- Supplied information
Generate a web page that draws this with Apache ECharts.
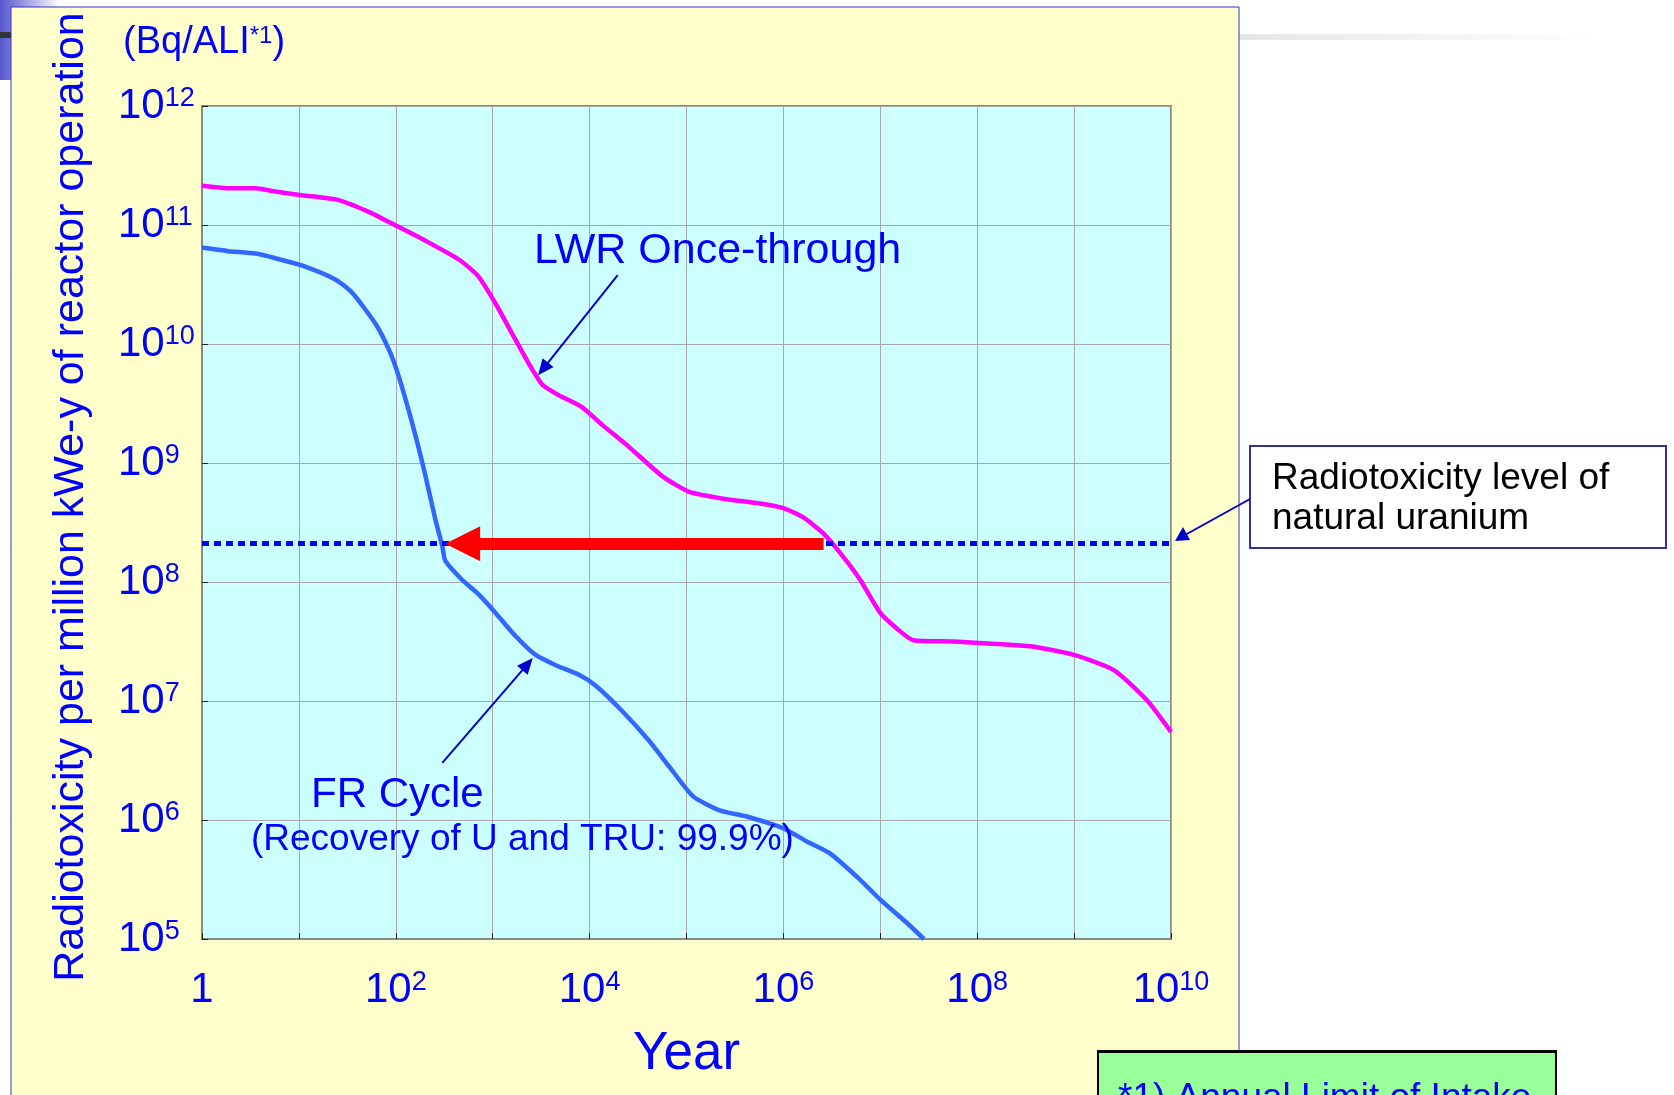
<!DOCTYPE html>
<html>
<head>
<meta charset="utf-8">
<title>Radiotoxicity of spent fuel</title>
<script src="https://cdn.jsdelivr.net/npm/echarts@6/dist/echarts.min.js"></script>
<style>
    html, body { margin: 0; padding: 0; background: #fff; }
    #chart { width: 1674px; height: 1095px; }
</style>
</head>
<body>
<div id="chart"></div>
<script>
// LWR once-through (years after discharge, Bq/ALI)
const lwrYears = [1, 1.86, 3.55, 5.75, 10.7, 25.7, 52.5, 97.7, 200, 447, 708, 1070, 1580, 2340, 3240,
    4790, 8320, 1.35e4, 2.51e4, 5.62e4, 1.05e5, 2.4e5, 5.75e5, 1e6, 1.62e6, 2.57e6, 4.17e6, 6.17e6,
    1e7, 1.48e7, 2.19e7, 5.75e7, 1.58e8, 3.55e8, 9.77e8, 2.57e9, 5.62e9, 1e10];
const lwrValues = [2.14e11, 2.04e11, 2.04e11, 1.91e11, 1.78e11, 1.62e11, 1.29e11, 1.0e11, 7.41e10, 5.13e10,
    3.72e10, 2.19e10, 1.23e10, 6.92e9, 4.57e9, 3.72e9, 2.95e9, 2.09e9, 1.38e9, 7.76e8, 5.75e8, 5.01e8,
    4.57e8, 4.17e8, 3.47e8, 2.57e8, 1.62e8, 1.05e8, 5.5e7, 4.07e7, 3.24e7, 3.16e7, 3.02e7, 2.88e7,
    2.45e7, 1.82e7, 1.02e7, 5.5e6];

// FR cycle, recovery of U and TRU 99.9%
const frYears = [1, 1.86, 3.55, 5.75, 10.7, 24, 35.5, 61.7, 85.1, 107, 148, 200, 257, 302, 324, 479, 708,
    1070, 1700, 2750, 4470, 7760, 1.15e4, 2.14e4, 4.07e4, 6.61e4, 1.17e5, 2.24e5, 4.17e5, 1e6, 1.74e6,
    3.02e6, 6.17e6, 1e7, 1.91e7, 2.82e7];
const frValues = [6.46e10, 6.03e10, 5.75e10, 5.25e10, 4.57e10, 3.47e10, 2.69e10, 1.48e10, 8.91e9, 5.37e9,
    2.14e9, 8.13e8, 3.31e8, 2.0e8, 1.51e8, 1.05e8, 7.94e7, 5.5e7, 3.55e7, 2.45e7, 2.0e7, 1.66e7, 1.35e7,
    8.32e6, 4.68e6, 2.82e6, 1.58e6, 1.2e6, 1.07e6, 8.51e5, 6.61e5, 5.25e5, 3.16e5, 2.14e5, 1.35e5, 1e5];

// radiotoxicity of natural uranium and the reduction arrow (LWR crossing -> FR crossing)
const natUraniumLevel = 2.1e8;
const reductionFromYear = 2.6e6;
const reductionHeadYear = 490;

// pointers from the curve labels [year, value] start -> head
const lwrPointer = [[1.95e4, 3.8e10], [3.31e3, 6.17e9]];
const frPointer = [[302, 3.02e6], [2290, 2.04e7]];

// tick labels (decade exponents)
const xLabelDecades = [0, 2, 4, 6, 8, 10];
const yLabelDecades = [5, 6, 7, 8, 9, 10, 11, 12];

const FONT = "'Liberation Sans', Arial, sans-serif";
const BLUE = '#0000FF';

let chartDom = document.getElementById('chart'),
    myChart = echarts.init(chartDom),
    option;

function decadeLabel(v, shown) {
    let e = Math.round(Math.log10(v));
    if (shown.indexOf(e) < 0) return '';
    if (e === 0) return '{b|1}';
    return '{b|10}{s|' + e + '}';
}

const richDigits = {
    b: { fontSize: 42, lineHeight: 42, color: BLUE, fontFamily: FONT },
    s: { fontSize: 27, lineHeight: 34, verticalAlign: 'top', color: BLUE, fontFamily: FONT }
};

option = {
    animation: false,
    backgroundColor: '#ffffff',
    grid: {
        left: 202, top: 106, width: 969, height: 833,
        show: true,
        backgroundColor: '#CCFFFF',
        borderColor: '#888888',
        borderWidth: 2
    },
    xAxis: {
        type: 'log',
        logBase: 10,
        min: 1,
        max: 1e10,
        interval: 1,
        name: 'Year',
        nameLocation: 'middle',
        nameGap: 89,
        nameTextStyle: { fontSize: 53, color: BLUE, fontFamily: FONT },
        axisLine: { lineStyle: { color: '#888888', width: 2 } },
        axisTick: { inside: true, length: 6, lineStyle: { color: '#222' } },
        splitLine: { show: true, lineStyle: { color: '#A8A8A8', width: 1 } },
        axisLabel: {
            margin: 30,
            fontSize: 42,
            formatter: v => decadeLabel(v, xLabelDecades),
            rich: richDigits
        }
    },
    yAxis: {
        type: 'log',
        logBase: 10,
        min: 1e5,
        max: 1e12,
        interval: 1,
        axisLine: { show: true, lineStyle: { color: '#888888', width: 2 } },
        axisTick: { show: true, inside: true, length: 6, lineStyle: { color: '#222' } },
        splitLine: { show: true, lineStyle: { color: '#A8A8A8', width: 1 } },
        axisLabel: {
            margin: 84,
            align: 'left',
            fontSize: 42,
            formatter: v => decadeLabel(v, yLabelDecades),
            rich: richDigits
        }
    },
    series: [
        {
            name: 'FR Cycle',
            type: 'line',
            showSymbol: false,
            smooth: 0.2,
            data: frYears.map((x, i) => [x, frValues[i]]),
            lineStyle: { color: '#3366FF', width: 4.5 },
            z: 3,
            markLine: {
                silent: true,
                symbol: 'none',
                label: { show: false },
                lineStyle: { color: BLUE, width: 5, type: [7, 5] },
                data: [{ yAxis: natUraniumLevel }]
            }
        },
        {
            name: 'LWR Once-through',
            type: 'line',
            showSymbol: false,
            smooth: 0.2,
            data: lwrYears.map((x, i) => [x, lwrValues[i]]),
            lineStyle: { color: '#FF00FF', width: 4.5 },
            z: 3
        },
        {
            name: 'annotations',
            type: 'line',
            data: [],
            z: 4,
            markLine: {
                silent: true,
                label: { show: false },
                symbol: ['none', 'triangle'],
                data: [
                    [
                        { coord: [reductionFromYear, natUraniumLevel], lineStyle: { color: '#FF0000', width: 12, type: 'solid' }, symbolSize: 1 },
                        { coord: [reductionHeadYear, natUraniumLevel], symbolSize: [35, 35], itemStyle: { color: '#FF0000' } }
                    ],
                    [
                        { coord: lwrPointer[0], lineStyle: { color: '#0000CC', width: 2, type: 'solid' } },
                        { coord: lwrPointer[1], symbolSize: [14, 16], itemStyle: { color: '#0000CC' } }
                    ],
                    [
                        { coord: frPointer[0], lineStyle: { color: '#0000CC', width: 2, type: 'solid' } },
                        { coord: frPointer[1], symbolSize: [14, 16], itemStyle: { color: '#0000CC' } }
                    ]
                ]
            }
        }
    ],
    graphic: [
        // slide decoration behind the panel
        { type: 'rect', z: -8, shape: { x: 0, y: 0, width: 60, height: 80 },
          style: { fill: new echarts.graphic.LinearGradient(0, 0, 1, 0, [
              { offset: 0, color: '#5555CC' }, { offset: 1, color: '#ffffff' }]) } },
        { type: 'rect', z: -7, shape: { x: 0, y: 32, width: 12, height: 6 }, style: { fill: '#333333' } },
        { type: 'rect', z: -7, shape: { x: 1239, y: 34, width: 360, height: 6 },
          style: { fill: new echarts.graphic.LinearGradient(0, 0, 1, 0, [
              { offset: 0, color: '#E6E6E6' }, { offset: 1, color: '#ffffff' }]) } },
        // yellow panel
        { type: 'rect', z: -5, shape: { x: 11, y: 7, width: 1228, height: 1120 },
          style: { fill: '#FFFFCC', stroke: '#3333CC', lineWidth: 1 } },
        // axis title and unit
        { type: 'text', z: 10, x: 71, y: 497, rotation: Math.PI / 2,
          style: { text: 'Radiotoxicity per million kWe-y of reactor operation', fill: BLUE,
                   font: '43px ' + FONT, align: 'center', verticalAlign: 'middle' } },
        { type: 'text', z: 10, x: 123, y: 43,
          style: { text: '{b|(Bq/ALI}{s|*1}{b|)}', align: 'left', verticalAlign: 'middle',
                   rich: {
                       b: { fontSize: 38, lineHeight: 38, fill: BLUE, fontFamily: FONT },
                       s: { fontSize: 24, lineHeight: 26, verticalAlign: 'top', fill: BLUE, fontFamily: FONT }
                   } } },
        // curve labels
        { type: 'text', z: 10, x: 534, y: 251,
          style: { text: 'LWR Once-through', fill: BLUE, font: '43px ' + FONT, verticalAlign: 'middle' } },
        { type: 'text', z: 10, x: 311, y: 795,
          style: { text: 'FR Cycle', fill: BLUE, font: '42px ' + FONT, verticalAlign: 'middle' } },
        { type: 'text', z: 10, x: 251, y: 840,
          style: { text: '(Recovery of U and TRU: 99.9%)', fill: BLUE, font: '37px ' + FONT, verticalAlign: 'middle' } },
        // natural uranium call-out
        { type: 'rect', z: 10, shape: { x: 1250, y: 446, width: 416, height: 102 },
          style: { fill: '#ffffff', stroke: '#333399', lineWidth: 2 } },
        { type: 'text', z: 11, x: 1272, y: 479,
          style: { text: 'Radiotoxicity level of', fill: '#000000', font: '37px ' + FONT, verticalAlign: 'middle' } },
        { type: 'text', z: 11, x: 1272, y: 519,
          style: { text: 'natural uranium', fill: '#000000', font: '37px ' + FONT, verticalAlign: 'middle' } },
        { type: 'line', z: 11, shape: { x1: 1250, y1: 499, x2: 1185, y2: 535 },
          style: { stroke: '#0000CC', lineWidth: 2 } },
        { type: 'polygon', z: 11, shape: { points: [[1175, 541], [1183, 527], [1190, 540]] },
          style: { fill: '#0000CC' } },
        // footnote box
        { type: 'rect', z: 10, shape: { x: 1098, y: 1051, width: 458, height: 70 },
          style: { fill: '#99FF99', stroke: '#000000', lineWidth: 2 } },
        { type: 'rect', z: 11, shape: { x: 1097, y: 1050, width: 460, height: 3 }, style: { fill: '#000000' } },
        { type: 'text', z: 11, x: 1118, y: 1099,
          style: { text: '*1) Annual Limit of Intake', fill: BLUE, font: '37px ' + FONT, verticalAlign: 'middle' } }
    ]
};

option && myChart.setOption(option);
</script>
</body>
</html>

- The task
The lines from the start of the data through the line that contains "const reductionHeadYear = 490;" are to be returned exactly, please, with both ends included and every picture left out.

- Solution for this problem
Generate a web page that draws this with Apache ECharts.
<!DOCTYPE html>
<html>
<head>
<meta charset="utf-8">
<title>Radiotoxicity of spent fuel</title>
<script src="https://cdn.jsdelivr.net/npm/echarts@6/dist/echarts.min.js"></script>
<style>
    html, body { margin: 0; padding: 0; background: #fff; }
    #chart { width: 1674px; height: 1095px; }
</style>
</head>
<body>
<div id="chart"></div>
<script>
// LWR once-through (years after discharge, Bq/ALI)
const lwrYears = [1, 1.86, 3.55, 5.75, 10.7, 25.7, 52.5, 97.7, 200, 447, 708, 1070, 1580, 2340, 3240,
    4790, 8320, 1.35e4, 2.51e4, 5.62e4, 1.05e5, 2.4e5, 5.75e5, 1e6, 1.62e6, 2.57e6, 4.17e6, 6.17e6,
    1e7, 1.48e7, 2.19e7, 5.75e7, 1.58e8, 3.55e8, 9.77e8, 2.57e9, 5.62e9, 1e10];
const lwrValues = [2.14e11, 2.04e11, 2.04e11, 1.91e11, 1.78e11, 1.62e11, 1.29e11, 1.0e11, 7.41e10, 5.13e10,
    3.72e10, 2.19e10, 1.23e10, 6.92e9, 4.57e9, 3.72e9, 2.95e9, 2.09e9, 1.38e9, 7.76e8, 5.75e8, 5.01e8,
    4.57e8, 4.17e8, 3.47e8, 2.57e8, 1.62e8, 1.05e8, 5.5e7, 4.07e7, 3.24e7, 3.16e7, 3.02e7, 2.88e7,
    2.45e7, 1.82e7, 1.02e7, 5.5e6];

// FR cycle, recovery of U and TRU 99.9%
const frYears = [1, 1.86, 3.55, 5.75, 10.7, 24, 35.5, 61.7, 85.1, 107, 148, 200, 257, 302, 324, 479, 708,
    1070, 1700, 2750, 4470, 7760, 1.15e4, 2.14e4, 4.07e4, 6.61e4, 1.17e5, 2.24e5, 4.17e5, 1e6, 1.74e6,
    3.02e6, 6.17e6, 1e7, 1.91e7, 2.82e7];
const frValues = [6.46e10, 6.03e10, 5.75e10, 5.25e10, 4.57e10, 3.47e10, 2.69e10, 1.48e10, 8.91e9, 5.37e9,
    2.14e9, 8.13e8, 3.31e8, 2.0e8, 1.51e8, 1.05e8, 7.94e7, 5.5e7, 3.55e7, 2.45e7, 2.0e7, 1.66e7, 1.35e7,
    8.32e6, 4.68e6, 2.82e6, 1.58e6, 1.2e6, 1.07e6, 8.51e5, 6.61e5, 5.25e5, 3.16e5, 2.14e5, 1.35e5, 1e5];

// radiotoxicity of natural uranium and the reduction arrow (LWR crossing -> FR crossing)
const natUraniumLevel = 2.1e8;
const reductionFromYear = 2.6e6;
const reductionHeadYear = 490;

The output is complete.